The Rainbow Jersey has been won by Bettini and lost by everybody else, but there’s still work to do. There are three classics to fight for, The Championship of Zurich, Paris-Tours and the final Monument of the year – the Giro di Lombardia. First up is Zurich and PEZ gives a little history of those 240 kilometeres around the hills close to the city of gnomes and bank vaults.
The race was first held in 1914, we make this the 91st edition but some folks say it’s the 92nd – whatever…yawn. In a surprise of massive proportions, most wins does not actually belong to Eddy Merckx, rather home boy, Henri Suter who won six times between 1919 and 1929.
Is it an error in the record-keeping? Nope, Eddy Merckx never actually won Zuri-Metzgete.
The legendary Eddy never actually triumphed here, one of only a handful of Europe’s great races which fail to appear on his palmares at least once. Eddy got closest in 1975 when he was second to Roger De Vlaeminck of Belgium.
De Vlaeminck wasn’t only Mr. Roubaix…he won a few other races as well.

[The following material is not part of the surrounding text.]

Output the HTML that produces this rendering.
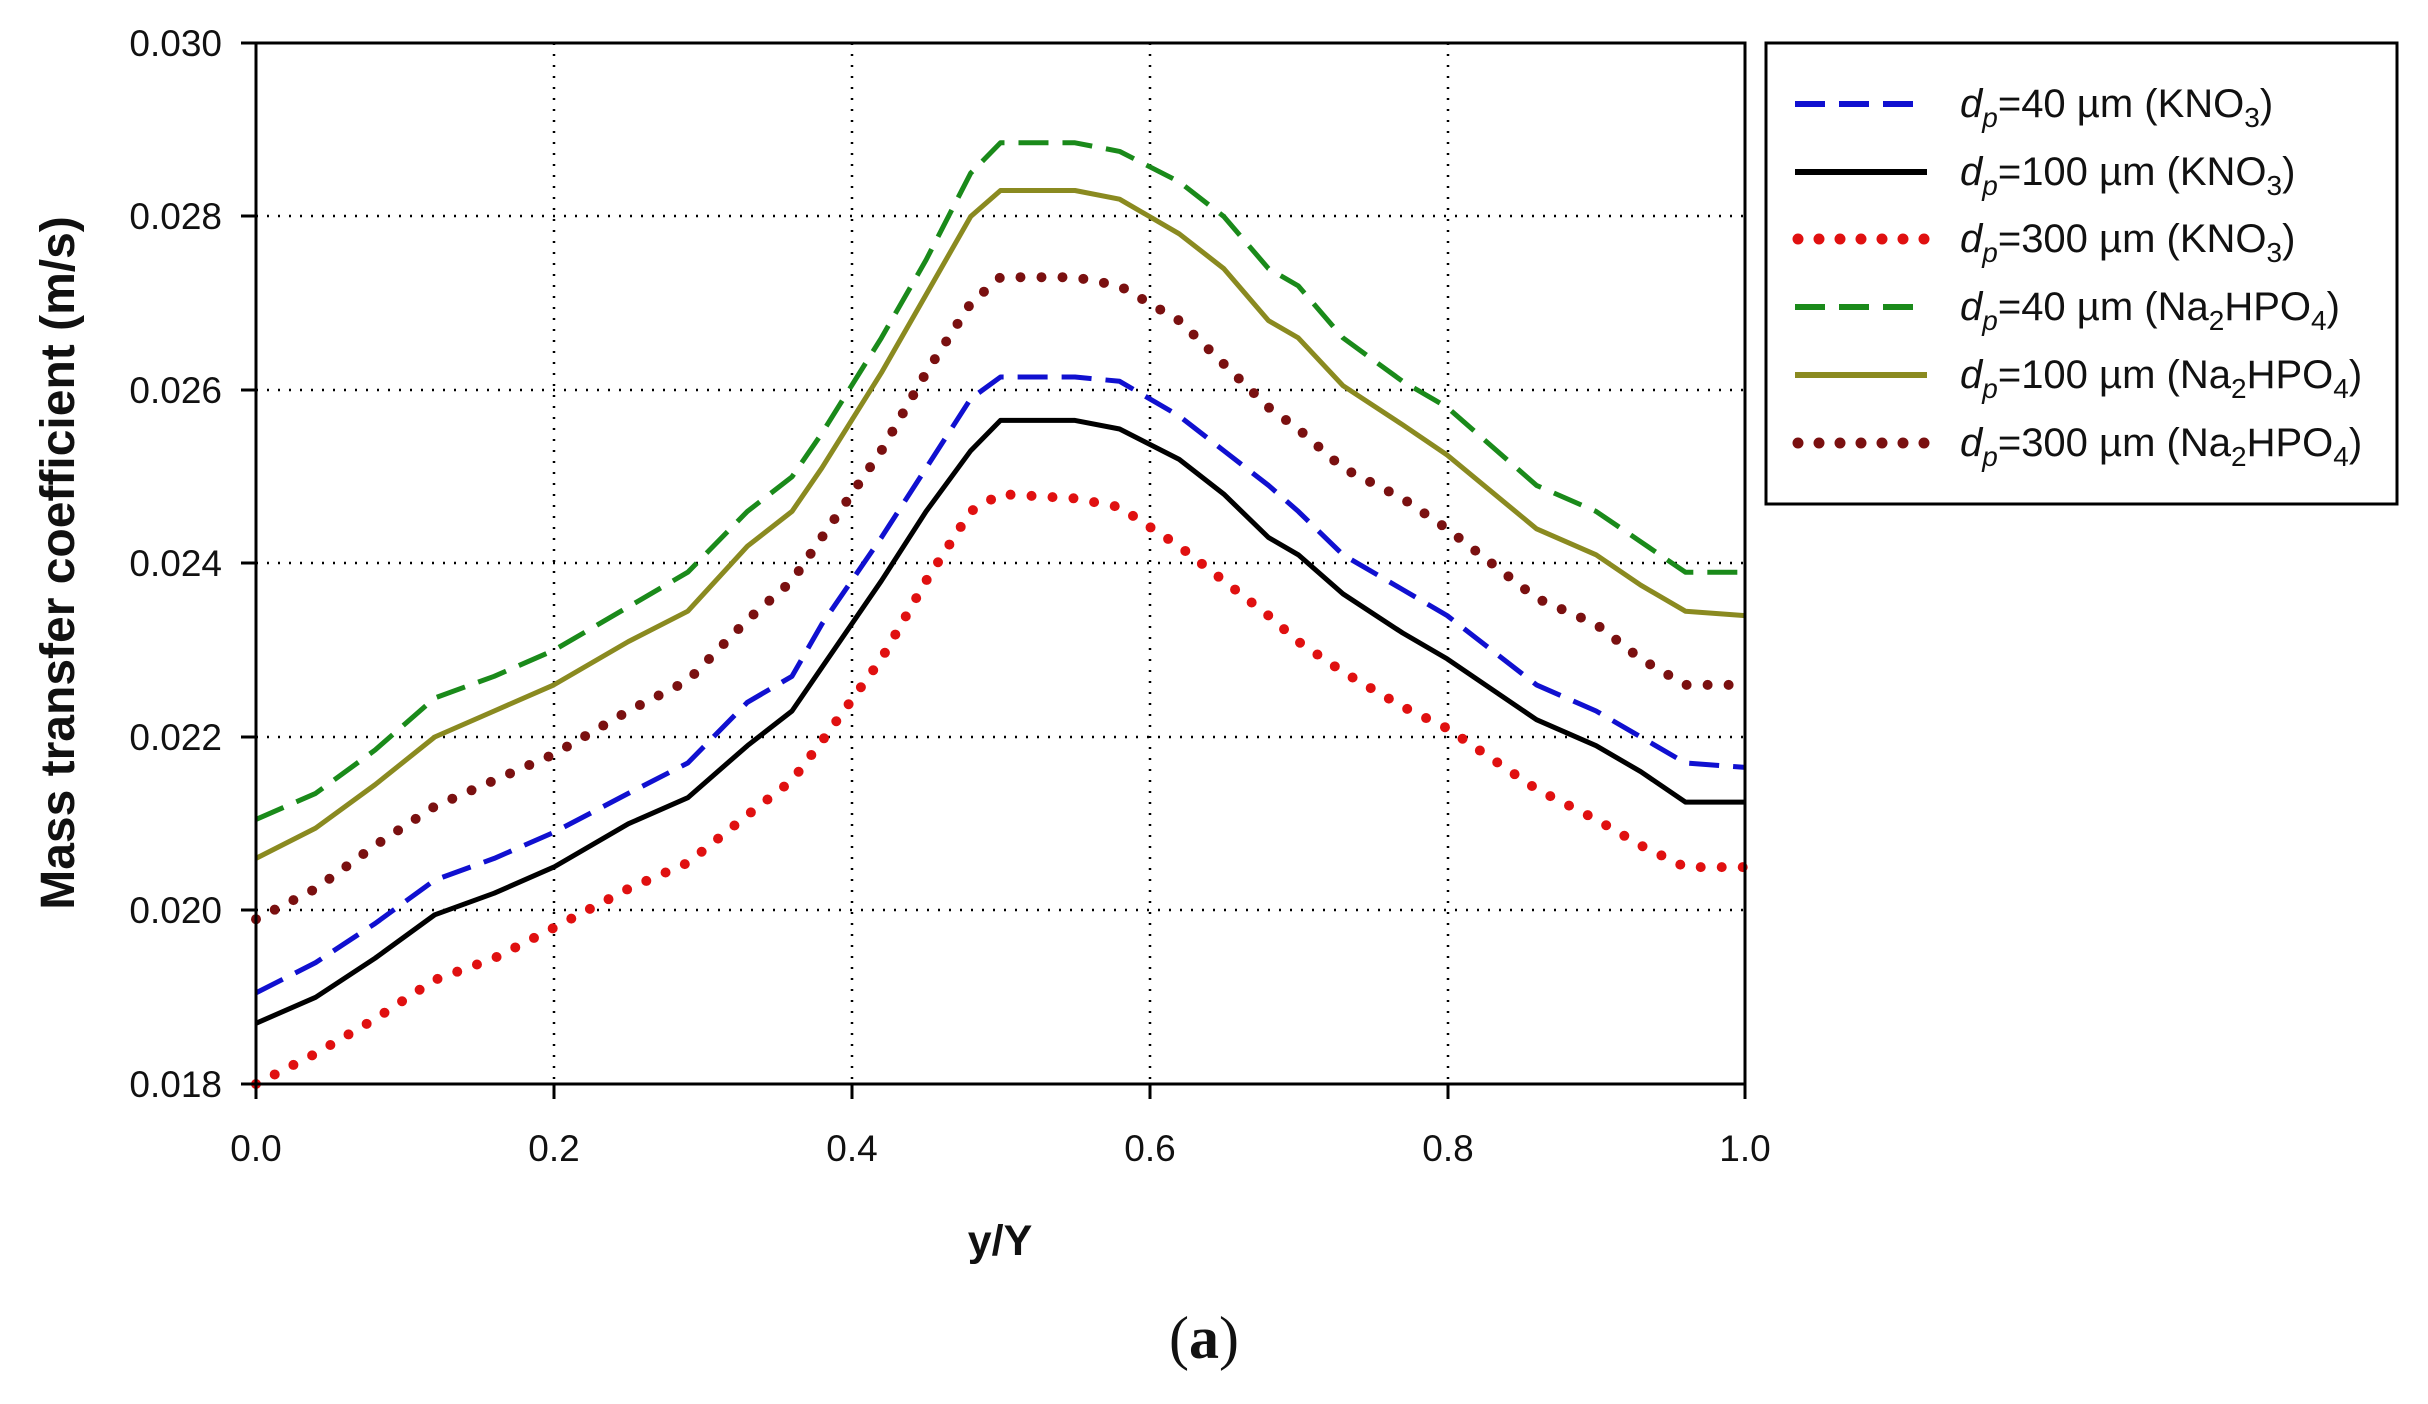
<!DOCTYPE html>
<html><head><meta charset="utf-8"><style>
html,body{margin:0;padding:0;background:#fff;}
svg{display:block;font-family:"Liberation Sans",Arial,sans-serif;}
</style></head><body>
<svg id="s" width="2428" height="1404" viewBox="0 0 2428 1404" xmlns="http://www.w3.org/2000/svg">
<rect width="2428" height="1404" fill="#fff"/>
<g stroke="#000" stroke-width="2.5" stroke-dasharray="2 9" fill="none">
<line x1="554" y1="43" x2="554" y2="1084"/><line x1="852" y1="43" x2="852" y2="1084"/>
<line x1="1150" y1="43" x2="1150" y2="1084"/><line x1="1448" y1="43" x2="1448" y2="1084"/>
<line x1="256" y1="910" x2="1745" y2="910"/><line x1="256" y1="737" x2="1745" y2="737"/>
<line x1="256" y1="563" x2="1745" y2="563"/><line x1="256" y1="390" x2="1745" y2="390"/>
<line x1="256" y1="216" x2="1745" y2="216"/>
</g>
<g id="series"></g>
<rect x="256" y="43" width="1489" height="1041" fill="none" stroke="#000" stroke-width="3"/>
<g stroke="#000" stroke-width="3">
<line x1="256" y1="1084" x2="256" y2="1099"/><line x1="554" y1="1084" x2="554" y2="1099"/>
<line x1="852" y1="1084" x2="852" y2="1099"/><line x1="1150" y1="1084" x2="1150" y2="1099"/>
<line x1="1448" y1="1084" x2="1448" y2="1099"/><line x1="1745" y1="1084" x2="1745" y2="1099"/>
<line x1="241" y1="1084" x2="256" y2="1084"/><line x1="241" y1="910" x2="256" y2="910"/>
<line x1="241" y1="737" x2="256" y2="737"/><line x1="241" y1="563" x2="256" y2="563"/>
<line x1="241" y1="390" x2="256" y2="390"/><line x1="241" y1="216" x2="256" y2="216"/>
<line x1="241" y1="43" x2="256" y2="43"/>
</g>
<g font-size="37" fill="#111" text-anchor="end">
<text x="222" y="1097">0.018</text><text x="222" y="923">0.020</text><text x="222" y="750">0.022</text>
<text x="222" y="576">0.024</text><text x="222" y="403">0.026</text><text x="222" y="229">0.028</text>
<text x="222" y="56">0.030</text>
</g>
<g font-size="37" fill="#111" text-anchor="middle">
<text x="256" y="1161">0.0</text><text x="554" y="1161">0.2</text><text x="852" y="1161">0.4</text>
<text x="1150" y="1161">0.6</text><text x="1448" y="1161">0.8</text><text x="1745" y="1161">1.0</text>
</g>
<text x="1000" y="1255" font-size="43" font-weight="bold" text-anchor="middle" fill="#111">y/Y</text>
<text transform="translate(74,563) rotate(-90)" font-size="48" font-weight="bold" text-anchor="middle" fill="#111">Mass transfer coefficient (m/s)</text>
<text x="1204" y="1358" font-size="60" text-anchor="middle" font-family="Liberation Serif,serif" fill="#111">(<tspan font-weight="bold">a</tspan>)</text>
<rect x="1766" y="43" width="631" height="461" fill="#fff" stroke="#000" stroke-width="3"/>
<g id="leg"></g>
<g font-size="40" fill="#111">
<text x="1960" y="117"><tspan font-style="italic">d</tspan><tspan font-style="italic" font-size="28" dy="10">p</tspan><tspan dy="-10">=40 µm (KNO</tspan><tspan font-size="28" dy="10">3</tspan><tspan dy="-10">)</tspan></text>
<text x="1960" y="185"><tspan font-style="italic">d</tspan><tspan font-style="italic" font-size="28" dy="10">p</tspan><tspan dy="-10">=100 µm (KNO</tspan><tspan font-size="28" dy="10">3</tspan><tspan dy="-10">)</tspan></text>
<text x="1960" y="252"><tspan font-style="italic">d</tspan><tspan font-style="italic" font-size="28" dy="10">p</tspan><tspan dy="-10">=300 µm (KNO</tspan><tspan font-size="28" dy="10">3</tspan><tspan dy="-10">)</tspan></text>
<text x="1960" y="320"><tspan font-style="italic">d</tspan><tspan font-style="italic" font-size="28" dy="10">p</tspan><tspan dy="-10">=40 µm (Na</tspan><tspan font-size="28" dy="10">2</tspan><tspan dy="-10">HPO</tspan><tspan font-size="28" dy="10">4</tspan><tspan dy="-10">)</tspan></text>
<text x="1960" y="388"><tspan font-style="italic">d</tspan><tspan font-style="italic" font-size="28" dy="10">p</tspan><tspan dy="-10">=100 µm (Na</tspan><tspan font-size="28" dy="10">2</tspan><tspan dy="-10">HPO</tspan><tspan font-size="28" dy="10">4</tspan><tspan dy="-10">)</tspan></text>
<text x="1960" y="456"><tspan font-style="italic">d</tspan><tspan font-style="italic" font-size="28" dy="10">p</tspan><tspan dy="-10">=300 µm (Na</tspan><tspan font-size="28" dy="10">2</tspan><tspan dy="-10">HPO</tspan><tspan font-size="28" dy="10">4</tspan><tspan dy="-10">)</tspan></text>
</g>
</svg>
<script>
var xs=[0,0.04,0.08,0.12,0.16,0.2,0.25,0.29,0.33,0.36,0.38,0.42,0.45,0.48,0.5,0.55,0.58,0.62,0.65,0.68,0.7,0.73,0.77,0.8,0.86,0.9,0.93,0.96,1.0];
var S=[
{c:"#1010d0",d:"30 14",cap:"butt",w:5,v:[19.05,19.4,19.85,20.35,20.6,20.9,21.35,21.7,22.4,22.7,23.3,24.3,25.1,25.9,26.15,26.15,26.1,25.7,25.3,24.9,24.6,24.1,23.7,23.4,22.6,22.3,22.0,21.7,21.65]},
{c:"#000",d:"",cap:"butt",w:5,v:[18.7,19.0,19.45,19.95,20.2,20.5,21.0,21.3,21.9,22.3,22.8,23.8,24.6,25.3,25.65,25.65,25.55,25.2,24.8,24.3,24.1,23.65,23.2,22.9,22.2,21.9,21.6,21.25,21.25]},
{c:"#e01010",d:"0 21",cap:"round",w:10,v:[18.0,18.35,18.75,19.2,19.45,19.8,20.25,20.55,21.1,21.5,21.95,22.9,23.8,24.6,24.8,24.75,24.65,24.2,23.8,23.4,23.1,22.75,22.35,22.1,21.4,21.05,20.75,20.5,20.5]},
{c:"#1a8a1a",d:"30 14",cap:"butt",w:5,v:[21.05,21.35,21.85,22.45,22.7,23.0,23.5,23.9,24.6,25.0,25.5,26.6,27.5,28.5,28.85,28.85,28.75,28.4,28.0,27.4,27.2,26.6,26.1,25.8,24.9,24.6,24.25,23.9,23.9]},
{c:"#8a8a20",d:"",cap:"butt",w:5,v:[20.6,20.95,21.45,22.0,22.3,22.6,23.1,23.45,24.2,24.6,25.1,26.2,27.1,28.0,28.3,28.3,28.2,27.8,27.4,26.8,26.6,26.05,25.6,25.25,24.4,24.1,23.75,23.45,23.4]},
{c:"#7a1010",d:"0 21",cap:"round",w:10,v:[19.9,20.25,20.75,21.2,21.5,21.8,22.3,22.65,23.35,23.8,24.3,25.3,26.2,27.0,27.3,27.3,27.2,26.8,26.3,25.8,25.55,25.1,24.75,24.4,23.6,23.3,22.9,22.6,22.6]}];
var g=document.getElementById("series"),lg=document.getElementById("leg"),ns="http://www.w3.org/2000/svg";
var ly=[104,172,239,307,375,443];
S.forEach(function(s,i){
 var p=s.v.map(function(v,j){return (256+xs[j]*1489).toFixed(1)+","+(1084-(v-18)*86.75).toFixed(1)}).join(" ");
 var e=document.createElementNS(ns,"polyline");
 e.setAttribute("points",p);e.setAttribute("fill","none");e.setAttribute("stroke",s.c);
 e.setAttribute("stroke-width",s.w);e.setAttribute("stroke-linecap",s.cap);e.setAttribute("stroke-linejoin","round");
 if(s.d)e.setAttribute("stroke-dasharray",s.d);g.appendChild(e);
 var l=document.createElementNS(ns,"line");
 l.setAttribute("x1",1795);l.setAttribute("x2",s.d?1914:1927);
 if(s.cap=="round"){l.setAttribute("x1",1798);l.setAttribute("x2",1925);}
 l.setAttribute("y1",ly[i]);l.setAttribute("y2",ly[i]);l.setAttribute("stroke",s.c);
 l.setAttribute("stroke-width",s.w+1);l.setAttribute("stroke-linecap",s.cap);
 if(s.d)l.setAttribute("stroke-dasharray",s.cap=="round"?"0 21":"30 14");lg.appendChild(l);
});
</script>
</body></html>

Of the current generation it is newly-crowned world champion, Paolo Bettini who comes out on top with wins in 2001 and 2005. The last home win was in 2000 with Laurent Dufaux (yeah – the Festina guy).
Homeboy Dufaux got himself a win in 2000.
As far as I can establish, Zurich gave Poland her only classic win in 1999 when chunky Grzegorz Gwiadowski of Cofidis pulled-off the surprise of the year; nobody had heard of him before that, or since!
Grzegorz Gwiazdowski put Poland on the map for about four seconds when he took arguably the most improbable win surely in the history of Zurich, and perhaps bike racing.
As befits a nation where bank accounts are held for the rich from every country on the planet, the role of honour over the last 25 years is cosmopolitan with 12 nations represented. – Australia, Belgium, Canada, France, Germany, Holland, Italy, Poland, Portugal, Russia, Spain and Switzerland.
Phil Anderson got himself on the Order of Merit in Zurich with a win in 1984.
Phil Anderson of Australia became the first English-speaking winner in 1984 and was in fact the first Anglo to even stand on the podium. That’s if you discount New Zealand’s Eric McKenzie who ‘won’ in 1982…until they analysed his urine sample. The only other English-speaking winner was another Commonwealth rider, Steve Bauer of Canada in 1989. His win gave him a full-house of Zurich podiums; he was 2nd to Portugal’s Acacio Da Silva in 1986 and 3rd behind Ludo Peeters of Belgium in 1985.
Zurich has seen some impressive finishes, like this one between Michele Bartoli, Andrea Tafi, and Frank Vandenbroucke in 1998.
In the days when Zurich wasn’t far behind Le Tour on the calendar and American stars actually raced beyond the Champs Elysees they fared well here. Greg Lemond was 2nd behind Charly Mottet of France in 1990 and a precocious Lance was 2nd in 1992 behind a guy he would get to know better in the years to come – Viatcheslav Ekimov of Russia.
Mr. Armstrong had a few go’s at Zuri-Metzgete, but never managed the win.
A decade later, Lance was back on the podium – 3rd to Dario Frigo of Italy. Completing the list of Anglos was Max Sciandri’s 3rd behind Johan Museeuw of Belgium in 1991. He was actually Italian back then, but he’s British now and we need all the results we can get.
Ahhh, if he only knew how many 2nd’s were to come – this was Ullrich’s first in 1997 – behind the impressive Davide Rebellin.
Biggest ‘nearly’ man at Zurich has to be Jan Ullrich, second four times, in 1997, 2000, 2001 and 2003. That was back in the days when he actually used to bother to try and salvage his season with a late season ‘burst on the banjo’ (copyright David Duffield).
Favourites for 2006? It’s hard to go past Bettini, but any of the guys ‘in the mix’ at Salzburg could win it, we like Samuel Sanchez of Spain and Euskaltel.